Thursday, October 20, 2005

This whole "coming out" thing...

So I just noticed that Saving Face just came out on video, and watching the trailer already made me think of the similarities I have with the movie's main character, and also my whole coming out process.

In essence, I'm pretty much out as queer to everybody--except for family members who are pretty clueless and don't want to talk about it. And that's the sad, scary, weird and funny part--keeping up appearances while maintaining some semblance of the truth hanging over us. Even when my mom passed on a couple years ago and I demanded that my husband be one of the pallbearers, no one raised an eyebrow and they just let it happen, even though most people had no idea who the heck he was--and even now, it gets annoying that a lot of my relatives don't recognize who he is--or acknowledge him, wondering when the hell I'm going to get married.
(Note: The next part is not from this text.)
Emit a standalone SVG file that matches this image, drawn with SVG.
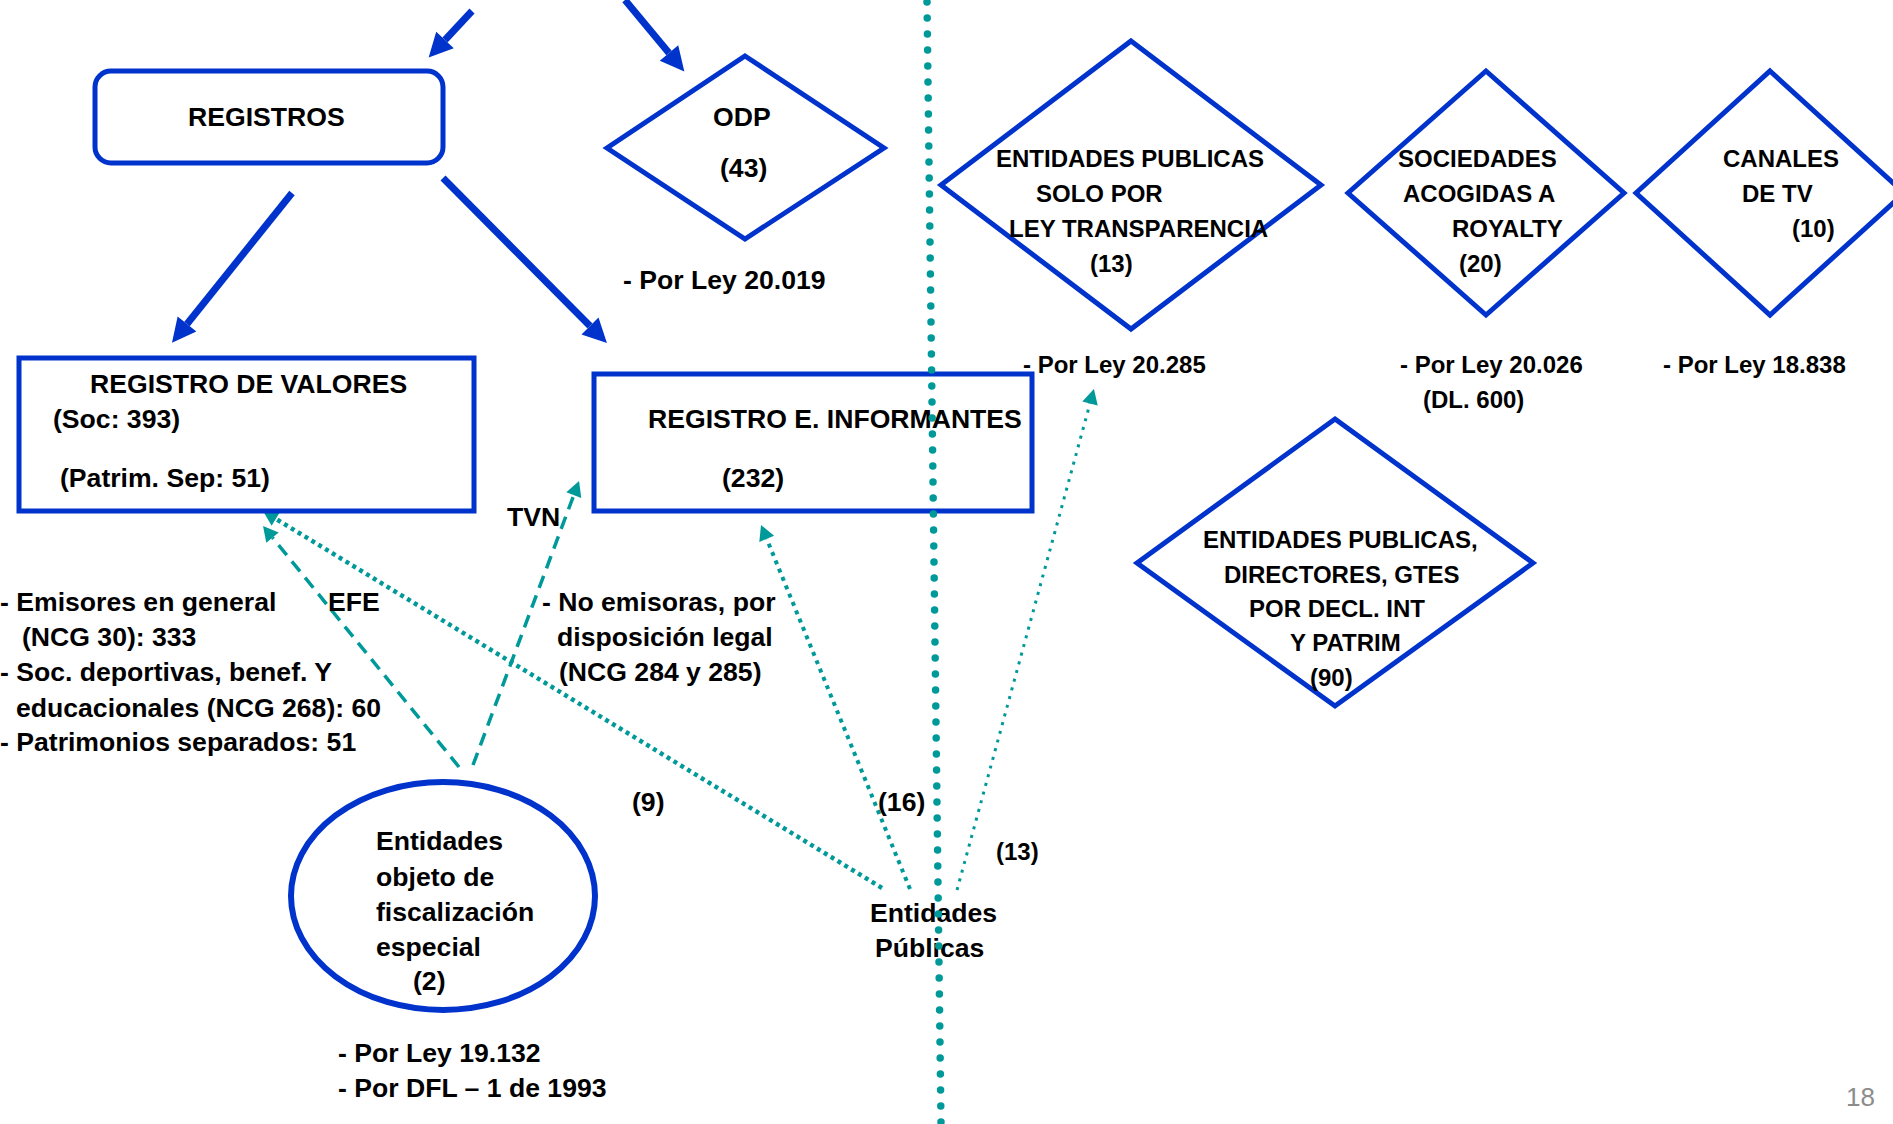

Geez, isn't having my marriage broadcast all over the Philippine News, KTSF and the International Channel enough?

And also considering what my dad's done since my mom's passed, well, let's just say that similar predicaments have happened like in the movie, and I think we're both fumbling around to try to get to know each other better, but the barriers between us have been hard to overcome, and I'm trying to get over them, but not sure how.

I'm not sure why this is so hard for me to do--I mean, jeez, my dad's seen me with Howard since '97 and I'm still afraid of coming out to him? Sheesh...

1 comment:

:: jozjozjoz :: said...

I have no comment on the whole "coming out to your family issue" but I will comment on the lack of updates. What's up with that?! All I know is I come everyday and play with Lindesfarne, but let's face it, I'm really here for the updates!